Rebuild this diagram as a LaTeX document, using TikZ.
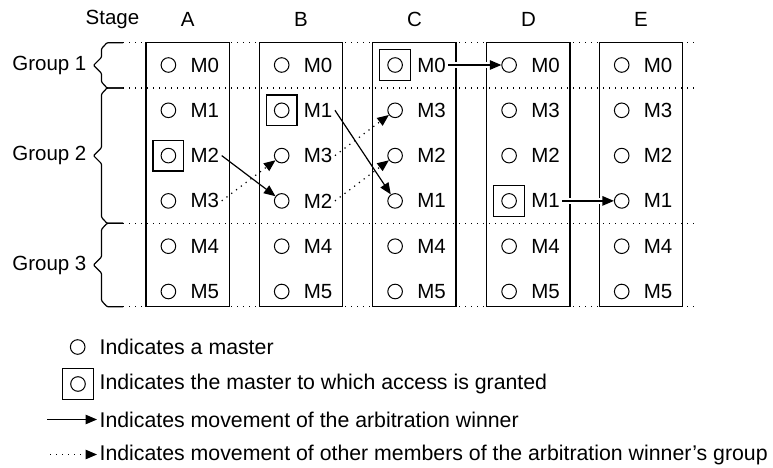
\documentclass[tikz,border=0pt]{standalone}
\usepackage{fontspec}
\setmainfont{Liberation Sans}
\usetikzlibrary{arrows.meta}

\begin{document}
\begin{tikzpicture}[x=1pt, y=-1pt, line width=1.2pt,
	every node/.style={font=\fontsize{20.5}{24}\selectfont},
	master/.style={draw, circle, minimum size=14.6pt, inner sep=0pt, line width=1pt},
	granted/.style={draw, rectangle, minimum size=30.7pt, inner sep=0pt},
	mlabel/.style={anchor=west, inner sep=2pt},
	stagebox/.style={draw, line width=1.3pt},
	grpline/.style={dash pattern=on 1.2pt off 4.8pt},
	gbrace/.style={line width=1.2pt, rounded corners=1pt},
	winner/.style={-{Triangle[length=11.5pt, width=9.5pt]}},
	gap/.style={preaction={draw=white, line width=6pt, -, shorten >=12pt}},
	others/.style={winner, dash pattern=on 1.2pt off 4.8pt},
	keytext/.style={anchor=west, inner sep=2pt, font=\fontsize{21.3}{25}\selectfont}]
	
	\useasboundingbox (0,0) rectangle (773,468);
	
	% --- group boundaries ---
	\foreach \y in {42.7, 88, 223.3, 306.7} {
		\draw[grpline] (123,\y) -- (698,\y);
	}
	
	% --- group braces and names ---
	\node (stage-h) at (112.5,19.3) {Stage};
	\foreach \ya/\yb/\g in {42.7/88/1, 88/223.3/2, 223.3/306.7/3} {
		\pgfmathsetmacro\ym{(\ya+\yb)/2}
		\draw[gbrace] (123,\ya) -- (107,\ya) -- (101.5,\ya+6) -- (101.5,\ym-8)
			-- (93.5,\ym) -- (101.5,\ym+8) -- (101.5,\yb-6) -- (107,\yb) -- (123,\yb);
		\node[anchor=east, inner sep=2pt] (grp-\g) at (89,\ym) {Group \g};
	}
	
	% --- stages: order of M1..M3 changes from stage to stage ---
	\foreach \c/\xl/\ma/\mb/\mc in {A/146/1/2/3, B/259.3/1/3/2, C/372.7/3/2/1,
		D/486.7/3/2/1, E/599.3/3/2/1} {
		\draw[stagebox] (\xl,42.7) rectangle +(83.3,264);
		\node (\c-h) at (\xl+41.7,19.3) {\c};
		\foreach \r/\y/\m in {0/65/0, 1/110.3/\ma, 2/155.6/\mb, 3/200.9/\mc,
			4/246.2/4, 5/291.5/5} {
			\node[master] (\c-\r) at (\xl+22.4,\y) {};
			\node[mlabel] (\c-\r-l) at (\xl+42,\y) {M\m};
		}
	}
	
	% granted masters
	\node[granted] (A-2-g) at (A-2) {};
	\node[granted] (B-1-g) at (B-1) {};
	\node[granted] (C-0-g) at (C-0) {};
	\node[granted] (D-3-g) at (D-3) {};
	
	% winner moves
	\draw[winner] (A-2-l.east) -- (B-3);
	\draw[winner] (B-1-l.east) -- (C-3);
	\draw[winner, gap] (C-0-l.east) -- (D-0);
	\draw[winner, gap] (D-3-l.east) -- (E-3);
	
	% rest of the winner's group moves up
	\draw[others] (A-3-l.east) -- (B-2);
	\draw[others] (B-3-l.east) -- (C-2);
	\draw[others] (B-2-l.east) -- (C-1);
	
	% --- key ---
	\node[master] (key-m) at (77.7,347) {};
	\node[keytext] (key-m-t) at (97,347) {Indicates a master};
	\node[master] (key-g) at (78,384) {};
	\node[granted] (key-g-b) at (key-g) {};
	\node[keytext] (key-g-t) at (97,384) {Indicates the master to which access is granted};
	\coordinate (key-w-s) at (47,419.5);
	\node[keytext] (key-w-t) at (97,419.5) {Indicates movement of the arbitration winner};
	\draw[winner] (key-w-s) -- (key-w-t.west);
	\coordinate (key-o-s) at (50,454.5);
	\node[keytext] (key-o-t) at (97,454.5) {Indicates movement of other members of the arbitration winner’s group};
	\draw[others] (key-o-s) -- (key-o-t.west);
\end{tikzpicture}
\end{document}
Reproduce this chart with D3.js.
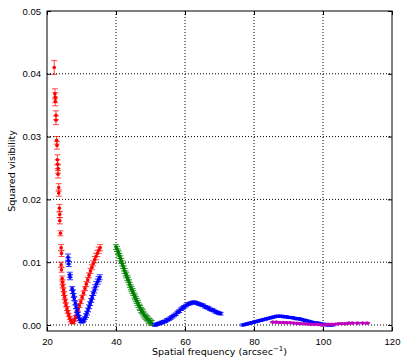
⁂
Strip out the images, then output the records above word for word.

*PROBLEM SOLUTION:*
Rebuild this diagram as a LaTeX document, using TikZ.
\documentclass[tikz,border=0pt]{standalone}
\usepackage{fontspec}
\setmainfont{Liberation Sans}
\usetikzlibrary{arrows.meta}

\begin{document}
\begin{tikzpicture}[x=1pt, y=-1pt, line width=1.2pt,
	every node/.style={font=\fontsize{20.5}{24}\selectfont},
	master/.style={draw, circle, minimum size=14.6pt, inner sep=0pt, line width=1pt},
	granted/.style={draw, rectangle, minimum size=30.7pt, inner sep=0pt},
	mlabel/.style={anchor=west, inner sep=2pt},
	stagebox/.style={draw, line width=1.3pt},
	grpline/.style={dash pattern=on 1.2pt off 4.8pt},
	gbrace/.style={line width=1.2pt, rounded corners=1pt},
	winner/.style={-{Triangle[length=11.5pt, width=9.5pt]}},
	gap/.style={preaction={draw=white, line width=6pt, -, shorten >=12pt}},
	others/.style={winner, dash pattern=on 1.2pt off 4.8pt},
	keytext/.style={anchor=west, inner sep=2pt, font=\fontsize{21.3}{25}\selectfont}]
	
	\useasboundingbox (0,0) rectangle (773,468);
	
	% --- group boundaries ---
	\foreach \y in {42.7, 88, 223.3, 306.7} {
		\draw[grpline] (123,\y) -- (698,\y);
	}
	
	% --- group braces and names ---
	\node (stage-h) at (112.5,19.3) {Stage};
	\foreach \ya/\yb/\g in {42.7/88/1, 88/223.3/2, 223.3/306.7/3} {
		\pgfmathsetmacro\ym{(\ya+\yb)/2}
		\draw[gbrace] (123,\ya) -- (107,\ya) -- (101.5,\ya+6) -- (101.5,\ym-8)
			-- (93.5,\ym) -- (101.5,\ym+8) -- (101.5,\yb-6) -- (107,\yb) -- (123,\yb);
		\node[anchor=east, inner sep=2pt] (grp-\g) at (89,\ym) {Group \g};
	}
	
	% --- stages: order of M1..M3 changes from stage to stage ---
	\foreach \c/\xl/\ma/\mb/\mc in {A/146/1/2/3, B/259.3/1/3/2, C/372.7/3/2/1,
		D/486.7/3/2/1, E/599.3/3/2/1} {
		\draw[stagebox] (\xl,42.7) rectangle +(83.3,264);
		\node (\c-h) at (\xl+41.7,19.3) {\c};
		\foreach \r/\y/\m in {0/65/0, 1/110.3/\ma, 2/155.6/\mb, 3/200.9/\mc,
			4/246.2/4, 5/291.5/5} {
			\node[master] (\c-\r) at (\xl+22.4,\y) {};
			\node[mlabel] (\c-\r-l) at (\xl+42,\y) {M\m};
		}
	}
	
	% granted masters
	\node[granted] (A-2-g) at (A-2) {};
	\node[granted] (B-1-g) at (B-1) {};
	\node[granted] (C-0-g) at (C-0) {};
	\node[granted] (D-3-g) at (D-3) {};
	
	% winner moves
	\draw[winner] (A-2-l.east) -- (B-3);
	\draw[winner] (B-1-l.east) -- (C-3);
	\draw[winner, gap] (C-0-l.east) -- (D-0);
	\draw[winner, gap] (D-3-l.east) -- (E-3);
	
	% rest of the winner's group moves up
	\draw[others] (A-3-l.east) -- (B-2);
	\draw[others] (B-3-l.east) -- (C-2);
	\draw[others] (B-2-l.east) -- (C-1);
	
	% --- key ---
	\node[master] (key-m) at (77.7,347) {};
	\node[keytext] (key-m-t) at (97,347) {Indicates a master};
	\node[master] (key-g) at (78,384) {};
	\node[granted] (key-g-b) at (key-g) {};
	\node[keytext] (key-g-t) at (97,384) {Indicates the master to which access is granted};
	\coordinate (key-w-s) at (47,419.5);
	\node[keytext] (key-w-t) at (97,419.5) {Indicates movement of the arbitration winner};
	\draw[winner] (key-w-s) -- (key-w-t.west);
	\coordinate (key-o-s) at (50,454.5);
	\node[keytext] (key-o-t) at (97,454.5) {Indicates movement of other members of the arbitration winner’s group};
	\draw[others] (key-o-s) -- (key-o-t.west);
\end{tikzpicture}
\end{document}
Reproduce this chart with D3.js.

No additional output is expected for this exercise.